#### [What you have to do]
Would you repeat the listing exactly but omit every picture?

#### [Dataset content]
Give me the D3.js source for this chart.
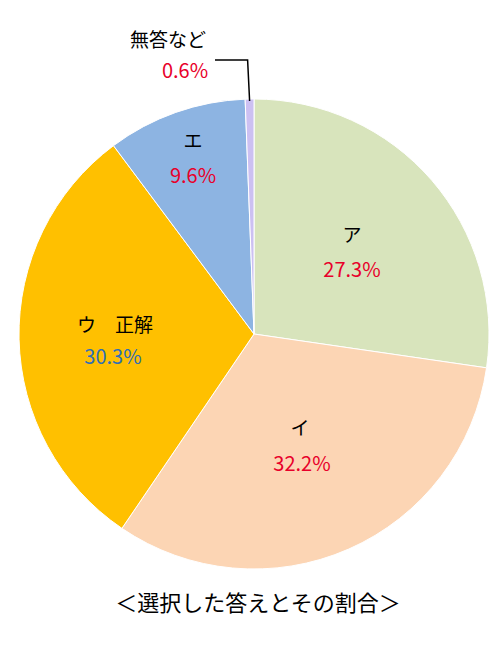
<!DOCTYPE html>
<html><head><meta charset="utf-8">
<script src="https://cdn.jsdelivr.net/npm/d3@7"></script>
<style>body{margin:0;background:#fff}text{font-family:"Noto Sans CJK JP",sans-serif}</style>
</head><body><svg id="c" width="501" height="660"></svg>
<script>
const categories = ["ア","イ","ウ　正解","エ","無答など"];
const values = [27.3,32.2,30.3,9.6,0.6];
const colors = ["#d8e4bc","#fcd5b4","#ffc000","#8db4e2","#ccc0f2"];
const pctColors = ["#e8002a","#e8002a","#2f6eb5","#e8002a","#e8002a"];
const labelPos = [[352,237],[300,430],[115,327],[193,143],[168,42]];
const pctPos = [[352,272],[302,466],[113,359],[193,178],[185,73]];
const title = "＜選択した答えとその割合＞";

const svg = d3.select("#c");
const cx=254, cy=334, r=235;
const pie = d3.pie().sort(null).value(d=>d)(values);
const arc = d3.arc().innerRadius(0).outerRadius(r);
const g = svg.append("g").attr("transform",`translate(${cx},${cy})`);
g.selectAll("path").data(pie).join("path").attr("d",arc)
 .attr("fill",(d,i)=>colors[i]).attr("stroke","#fff").attr("stroke-width",1);
// leader line for small slice
const a = (pie[4].startAngle+pie[4].endAngle)/2;
const px = cx + Math.sin(a)*(r-2), py = cy - Math.cos(a)*(r-2);
svg.append("polyline").attr("points",`${px},${py} ${px-2},60 215,60`)
 .attr("fill","none").attr("stroke","#000").attr("stroke-width",1.5);
categories.forEach((c,i)=>{
  svg.append("text").attr("x",labelPos[i][0]).attr("y",labelPos[i][1]).attr("text-anchor","middle")
   .attr("dominant-baseline","middle").attr("font-size",19).attr("fill","#000").text(c);
  svg.append("text").attr("x",pctPos[i][0]).attr("y",pctPos[i][1]).attr("text-anchor","middle")
   .attr("dominant-baseline","middle").attr("font-size",20).attr("fill",pctColors[i]).text(values[i].toFixed(1)+"%");
});
svg.append("text").attr("x",258).attr("y",605).attr("text-anchor","middle").attr("dominant-baseline","middle")
 .attr("font-size",22).attr("fill","#000").text(title);
</script></body></html>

#### [Task output]
Give me the D3.js source for this chart.
<!DOCTYPE html>
<html><head><meta charset="utf-8">
<script src="https://cdn.jsdelivr.net/npm/d3@7"></script>
<style>body{margin:0;background:#fff}text{font-family:"Noto Sans CJK JP",sans-serif}</style>
</head><body><svg id="c" width="501" height="660"></svg>
<script>
const categories = ["ア","イ","ウ　正解","エ","無答など"];
const values = [27.3,32.2,30.3,9.6,0.6];
const colors = ["#d8e4bc","#fcd5b4","#ffc000","#8db4e2","#ccc0f2"];
const pctColors = ["#e8002a","#e8002a","#2f6eb5","#e8002a","#e8002a"];
const labelPos = [[352,237],[300,430],[115,327],[193,143],[168,42]];
const pctPos = [[352,272],[302,466],[113,359],[193,178],[185,73]];
const title = "＜選択した答えとその割合＞";

const svg = d3.select("#c");
const cx=254, cy=334, r=235;
const pie = d3.pie().sort(null).value(d=>d)(values);
const arc = d3.arc().innerRadius(0).outerRadius(r);
const g = svg.append("g").attr("transform",`translate(${cx},${cy})`);
g.selectAll("path").data(pie).join("path").attr("d",arc)
 .attr("fill",(d,i)=>colors[i]).attr("stroke","#fff").attr("stroke-width",1);
// leader line for small slice
const a = (pie[4].startAngle+pie[4].endAngle)/2;
const px = cx + Math.sin(a)*(r-2), py = cy - Math.cos(a)*(r-2);
svg.append("polyline").attr("points",`${px},${py} ${px-2},60 215,60`)
 .attr("fill","none").attr("stroke","#000").attr("stroke-width",1.5);
categories.forEach((c,i)=>{
  svg.append("text").attr("x",labelPos[i][0]).attr("y",labelPos[i][1]).attr("text-anchor","middle")
   .attr("dominant-baseline","middle").attr("font-size",19).attr("fill","#000").text(c);
  svg.append("text").attr("x",pctPos[i][0]).attr("y",pctPos[i][1]).attr("text-anchor","middle")
   .attr("dominant-baseline","middle").attr("font-size",20).attr("fill",pctColors[i]).text(values[i].toFixed(1)+"%");
});
svg.append("text").attr("x",258).attr("y",605).attr("text-anchor","middle").attr("dominant-baseline","middle")
 .attr("font-size",22).attr("fill","#000").text(title);
</script></body></html>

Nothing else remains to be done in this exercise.